Anyone from Metrist able to explain this?
In more detail, this can be for three reasons: 1.) We use functional testing so we're simply showing what aspects of the platform are working and what's not. Due to definitions of "outages" and such in SLA's, vendors like Datadog might not disclose/categorize certain dysfunctions as outages and so they won't show them on their status page. In other words, some outages might be more "minor" and they won't include them on the status page. 2.) Status pages are manual, Metrist is automatic. DD might not have updated or even be fully aware of the outage. Our tests are just showing the objective data as it's happening. 3.) Everyone experiences outages differently. This data from the demo is Metrist's experience with Datadog and can be slightly different from other people (another reason why status pages can be vague). That's why we have an orchestrator that allows people to set up personalized monitoring so they can know exactly how a vendor is affecting them in real-time. And if an outage is relevant to and affecting them.
Does that answer your question? LMK if I can follow up with more info. :)
This bugs me to no end. I don't want to name names but I had a devops service that was returning an odd error implying I was doing something wrong. Status page said everything was good. After several hours I emailed to be told it was actually down, they were aware, and were working on it. It eventually gets fixed, they email back, and all is well. The status page never did show any downtime.
One follow up is there are instances where Datadog report outages but Metrist says it's green.
Is that because the functional tests are still working but some other part of Datadog was reported as down?
The AWS team has a hard challenge of reporting availability and deciding when a system is not green across dozens of API use cases per service, hundreds of services, hundreds of data centers, dozens of availability zones, and millions of clients.

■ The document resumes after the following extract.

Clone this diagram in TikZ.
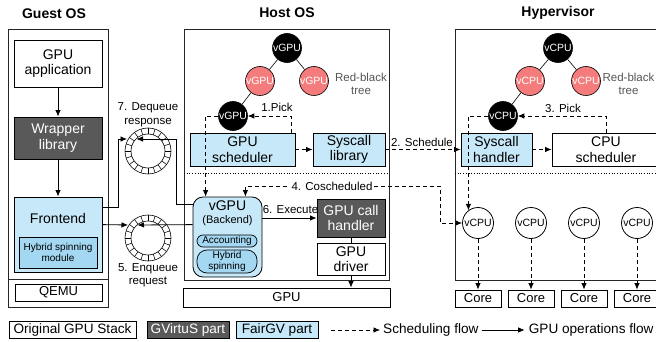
\documentclass[tikz,border=0pt]{standalone}
\usepackage{fontspec}
\setmainfont{Liberation Sans}
\usetikzlibrary{arrows.meta,calc}
\definecolor{fairblue}{HTML}{C6E8F8}
\definecolor{deepblue}{HTML}{A3D7F2}
\definecolor{gvdark}{HTML}{595959}
\definecolor{rbred}{HTML}{F47C7C}
\definecolor{graytext}{HTML}{555555}
\newcommand{\fbig}{\fontsize{14}{15.5}\selectfont}
\newcommand{\ftitle}{\fontsize{14}{16}\selectfont\bfseries}
\newcommand{\flab}{\fontsize{11.5}{13.5}\selectfont}
\newcommand{\fsml}{\fontsize{10}{11}\selectfont}
\newcommand{\fbk}{\fontsize{11}{12}\selectfont}
\newcommand{\fcirc}{\fontsize{10.5}{11}\selectfont}
\newcommand{\fmid}{\fontsize{13}{14}\selectfont}
\newcommand{\fleg}{\fontsize{13.6}{14}\selectfont}
\begin{document}
\begin{tikzpicture}[x=1pt,y=-1pt,
  >={Latex[length=6.5pt,width=5.5pt]},
  box/.style={draw=black, line width=0.8pt, inner sep=0pt, align=center, font=\fbig},
  panel/.style={draw=black!85, line width=0.9pt},
  blue/.style={fill=fairblue},
  dark/.style={fill=gvdark, text=white},
  rb/.style={circle, draw=black, line width=0.6pt, minimum size=29pt, inner sep=0pt, font=\fcirc},
  rbblack/.style={rb, fill=black, text=white},
  rbr/.style={rb, fill=rbred, text=white},
  vcpu/.style={circle, draw=black, line width=0.8pt, minimum size=31pt, inner sep=0pt, font=\fcirc},
  flow/.style={line width=0.8pt, ->},
  sched/.style={line width=0.8pt, dash pattern=on 4pt off 3pt, ->},
  lab/.style={font=\flab, inner sep=1pt, align=center},
  pill/.style={draw=black, line width=0.7pt, fill=deepblue, inner sep=0pt, align=center, font=\fsml}
]
\useasboundingbox (0,0) rectangle (656,342);
\clip (0,0) rectangle (656,342);

% ---------------- Guest OS
\draw[panel] (8,29) rectangle (108,307);
\draw[panel] (8,279) -- (108,279);
\node[font=\ftitle] (tg) at (54,14) {Guest OS};
\node[box, minimum width=88, minimum height=47] (app) at (58,63.5) {GPU\\application};
\node[box, dark, minimum width=88, minimum height=42] (wrap) at (58,138) {Wrapper\\library};
\node[box, blue, minimum width=88, minimum height=75] (front) at (58,234.5) {};
\node[font=\fbig] (ftxt) at (58,218) {Frontend};
\node[box, fill=deepblue, minimum width=78, minimum height=31, font=\fsml] (hsm) at (58,252.5) {Hybrid spinning\\module};
\node[box, minimum width=87, minimum height=17, font=\fmid] (qemu) at (58.5,292.5) {QEMU};
\draw[flow] (app) -- (wrap);
\draw[flow] (wrap) -- (front);

% ---------------- Host OS
\draw[panel] (184,29) rectangle (389,280);
\draw[dotted, line width=0.7pt] (184,173) -- (389,173);
\node[font=\ftitle] (th) at (287,13) {Host OS};
\node[rbblack] (g0) at (287,48) {vGPU};
\node[rbr] (g1) at (260,81) {vGPU};
\node[rbr] (g2) at (314,81) {vGPU};
\node[rbblack] (g3) at (233,116) {vGPU};
\draw[line width=0.6pt] (g0) -- (g1);
\draw[line width=0.6pt] (g0) -- (g2);
\draw[line width=0.6pt] (g1) -- (g3);
\node[lab, text=graytext] (rbt1) at (361,84) {Red-black\\tree};

\node[box, blue, minimum width=105, minimum height=33] (sched) at (242.5,149.5) {GPU\\scheduler};
\node[box, blue, minimum width=72, minimum height=33] (slib) at (349,149.5) {Syscall\\library};
\draw[sched] (sched) -- (slib);

\node[box, blue, rounded corners=10pt, minimum width=69, minimum height=80] (be) at (227.5,237) {};
\node[font=\fbig, inner sep=0pt] (bev) at (227.5,206) {vGPU};
\node[font=\fbk, inner sep=0pt] (beb) at (227.5,221) {(Backend)};
\node[pill, rounded corners=6pt, minimum width=60, minimum height=12] (acc) at (227,241) {Accounting};
\node[pill, rounded corners=10pt, minimum width=60, minimum height=23] (hyb) at (227,261.5) {Hybrid\\spinning};

\draw[sched] ([xshift=-4pt]sched.north east) |- (g3.east);
\node[lab] (pk1) at (277,107) {1.Pick};
\draw[sched] (g3.west) -| ([xshift=13pt]be.north west);

\node[box, dark, minimum width=68, minimum height=38] (gch) at (351,218) {GPU call\\handler};
\node[box, minimum width=68, minimum height=32] (gdrv) at (351,259) {GPU\\driver};
\node[box, minimum width=207, minimum height=19, font=\fmid] (gpu) at (286.5,297.5) {GPU};
\draw[line width=0.8pt] (gch) -- (gdrv);
\draw[flow] (gdrv.south) -- (gdrv.south |- gpu.north);
\draw[flow] (gch.west -| be.east) -- (gch.west);
\node[lab] (ex) at (290.5,210) {6. Execute};

% ---------------- ring buffers
\coordinate (r7) at (148,151);
\coordinate (r5) at (148,238);
\foreach \c in {r7,r5} {
  \draw[line width=0.6pt] (\c) circle[radius=23];
  \draw[line width=0.6pt] (\c) circle[radius=17];
  \foreach \a in {0,18,...,342} \draw[line width=0.55pt] ($(\c)+(\a:17)$) -- ($(\c)+(\a:23)$);
}
\coordinate (r7o) at (127,139);
\coordinate (r7i) at (136.5,139);
\coordinate (r5o) at (128,225);
\coordinate (r5i) at (137.5,225);
\draw[flow] ([yshift=-11pt]front.north east) -- ++(16,0) |- (r7o);
\draw[flow] ([yshift=-8pt]be.north west) -- ++(-16,0) |- (r7i);
\draw[flow] ([yshift=-28pt]front.north east) -- (r5o);
\draw[flow] ([yshift=-28pt]be.north west) -- (r5i);
\node[lab] (deq) at (148,114.5) {7. Dequeue\\response};
\node[lab] (enq) at (148,275) {5. Enqueue\\request};

% ---------------- Hypervisor
\draw[panel] (455,29) rectangle (670,280);
\draw[dotted, line width=0.7pt] (455,173) -- (656,173);
\node[font=\ftitle] (thv) at (558,13) {Hypervisor};
\node[rbblack] (c0) at (558,48) {vCPU};
\node[rbr] (c1) at (530,81) {vCPU};
\node[rbr] (c2) at (586,81) {vCPU};
\node[rbblack] (c3) at (503,116) {vCPU};
\draw[line width=0.6pt] (c0) -- (c1);
\draw[line width=0.6pt] (c0) -- (c2);
\draw[line width=0.6pt] (c1) -- (c3);
\node[lab, text=graytext] (rbt2) at (628.5,84) {Red-black\\tree};

\node[box, blue, minimum width=71, minimum height=33] (sh) at (496.5,149.5) {Syscall\\handler};
\node[box, minimum width=108, minimum height=33] (cs) at (606,149.5) {CPU\\scheduler};
\draw[sched] (sh) -- (cs);
\draw[sched] (slib) -- (sh);
\node[lab] (sc2) at (422,142) {2. Schedule};
\draw[sched] (cs.north) |- (c3.east);
\node[lab] (pk3) at (563,108) {3. Pick};

\foreach \i/\x in {1/478,2/531,3/584,4/637} {
  \node[vcpu] (vc\i) at (\x,223) {vCPU};
  \node[box, minimum width=46, minimum height=17, font=\fmid] (core\i) at (\x,298.5) {Core};
  \draw[sched] (vc\i) -- (core\i);
}
\draw[sched] (c3.west) -| (vc1.127);

\draw[sched, <->] ([xshift=-17pt]be.north east) |- (440,186) |- (vc1.west);
\node[lab, fill=white, inner sep=2pt] (cos) at (332,186) {4. Coscheduled};

% ---------------- legend
\node[box, minimum width=127, minimum height=17, font=\fleg] (lg1) at (72.5,330) {Original GPU Stack};
\node[box, dark, minimum width=82, minimum height=17, font=\fleg] (lg2) at (188,330) {GVirtuS part};
\node[box, blue, minimum width=82, minimum height=17, font=\fleg] (lg3) at (277,330) {FairGV part};
\coordinate (ls1) at (331,330);
\coordinate (ls2) at (380,330);
\draw[sched] (ls1) -- (ls2);
\node[font=\fleg, anchor=west, inner sep=1pt] (lt1) at (382,330) {Scheduling flow};
\coordinate (lf1) at ([xshift=2pt]lt1.east);
\coordinate (lf2) at ([xshift=45pt]lt1.east);
\draw[flow] (lf1) -- (lf2);
\node[font=\fleg, anchor=west, inner sep=1pt] (lt2) at ([xshift=48pt]lt1.east) {GPU operations flow};
\end{tikzpicture}
\end{document}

Metrist has no visibility into services internal SLA, SLO, and SLIs. [1]
[1] https://cloud.google.com/blog/products/devops-sre/sre-fundam...
Here are some examples where the SaaS says they are down/degraded, but Metrist thinks they're up:
https://app.metrist.io/demo/jira
https://app.metrist.io/demo/circleci
Here is another where Metrist thinks the service is down, but self-reportedly up:
In my opinion, what you want from statuspage depends on your product and how your customers are using it. Automation strikes me as plausible if your product is a well-defined set of APIs but it’s borderline impossible for a complex web app with many functions which each may or may not be critical. SLO alerts can work here but presuppose you have good SLIs. And capturing good SLIs for a complex product is a whole lot of work that small companies won’t prioritize. All of this is to say, there are downsides to automation that have nothing to do with the biz-side bullshit you’ve correctly noted.
Preventing alert flapping is hardly "very highly polished", it's the base level for having even internal monitoring. And if it works for you internally, you could definitely make some automatic information available.
It's not rocket science we're talking about. Having a status page that can automatically say "Everything OK" or "Something seems to be not OK" would even be enough, but most companies don't offer something like that.
For it to work, you have to know exactly which monitors could go into exactly which states (or range of values, etc) such that it constitutes a user facing outage that should be displayed publicly.
So you have to have automation around: How many users are affected? HOW are they affected? Is our homepage down but APIs still work? Is 1 API having issues but the other 100 just fine? Is there just some elevated latency but everything still works fine, or is it so elevated that we would call it an incident? Is it an internal tool that's broken? Is this a real alert or just an incidental alert due to a planned failover or a deploy and the metric loss is not indicative of user experience? Etc, etc.
It's truly an impossibly hard problem.